Hard to explain but hopefully you can understand what I'm saying.

titanoman 12-22-2011 12:38 PM

Forget all that. Just get him to help you hold them up and screw them to the studs like you planned.
I know what the gentleman is saying, but the cleats may cause more interference than they're worth.
Hopefully the soffits are level and you can just hold em up tight.

Sent from a Samsung Galaxy S2

Augie Dog 12-22-2011 02:19 PM

I build cabinets with that hanging cleat method in mind. Your cabinets may or may not be worth the effort though. Impossible to tell you what the right thing to do for your circumstance is without some pictures of the cabinets, the back of the cabinets specifically.

Here is thread I did some time ago about this method. I hope it helps clarify what he was talking about.

http://www.contractortalk.com/f13/ca...de-easy-53217/

Willie T 12-22-2011 07:06 PM

The "French Cleat" method is firm, solid, effective, and easy.

Having said all that, I rarely use it. Too much bother and extra work.

I WILL use it for very high-end products........ but I get paid enough then to absorb the extra time/expense.

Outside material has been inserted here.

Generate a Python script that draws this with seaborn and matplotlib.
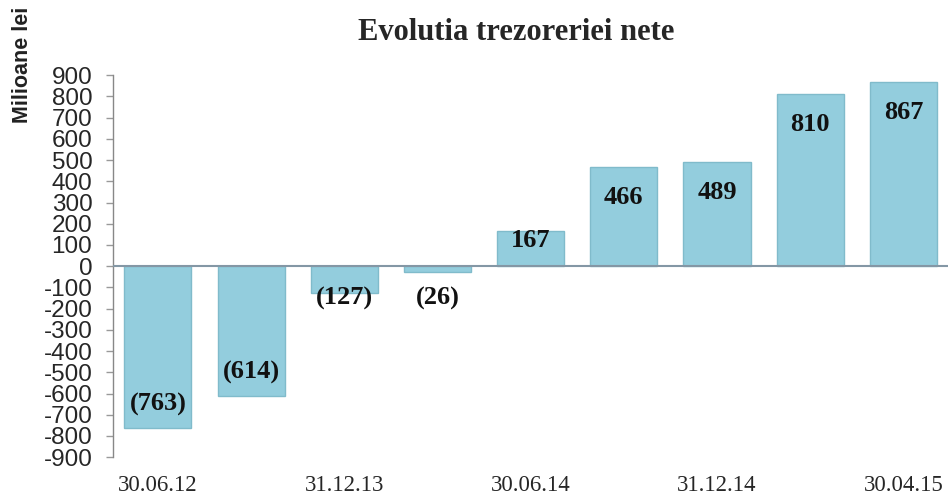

Augie Dog 12-23-2011 11:03 AM

Quote:

Originally Posted by Willie T (Post 800670)
The "French Cleat" method is firm, solid, effective, and easy.

Having said all that, I rarely use it. Too much bother and extra work.

I WILL use it for very high-end products........ but I get paid enough then to absorb the extra time/expense.

Since I don't deal with factory boxes and it is in my best interest to build boxes with the ease of install in mind, I will stay on the other side of the fence than you on this one.

I find this method to be by far the easiest way to hang cabinets. The hanging cleat creates a perfectly level line to start from. You only need to shim the front up to level. It is easiest to start from the high spot in the room so all boxes are shimmed up and not trimmed down to fit. But there are exceptions to that rule too.

I also can't stress enough that the traditional "french cleat" with 45 deg bevels on the edge is not a good way to approach this. It eliminates the possibility of shimming the top of the cabinet away from the wall. The wall mounted portion would also need to be shimmed perfectly flat on the wall as well. Otherwise the cabinets would not be able to seat down tight to the bottom of the bevel, thus creating problems with horizontal alinement from box to box.

My method is a combination of construction method and installation method that compliments each other. I could see little benefit remodeling an entire cabinet job to include a hanging cleat on the back of the cabinets. This may be where you are coming from. But if the cabinets already have them or already have the room for them, I would take this method very seriously if speed and accuracy is your priory.

mae-ling 12-24-2011 02:26 AM

Some will screw a straight edge on the wall and set the cabinets on this then screw them in, remove the straight edge and patch the holes. We always installed the lowers, then a temporary top (piece of 3/4 ply) that we set boxes on the were 18" high then just set the uppers on the boxes and screw then in. remove boxes and temp top and do the next one.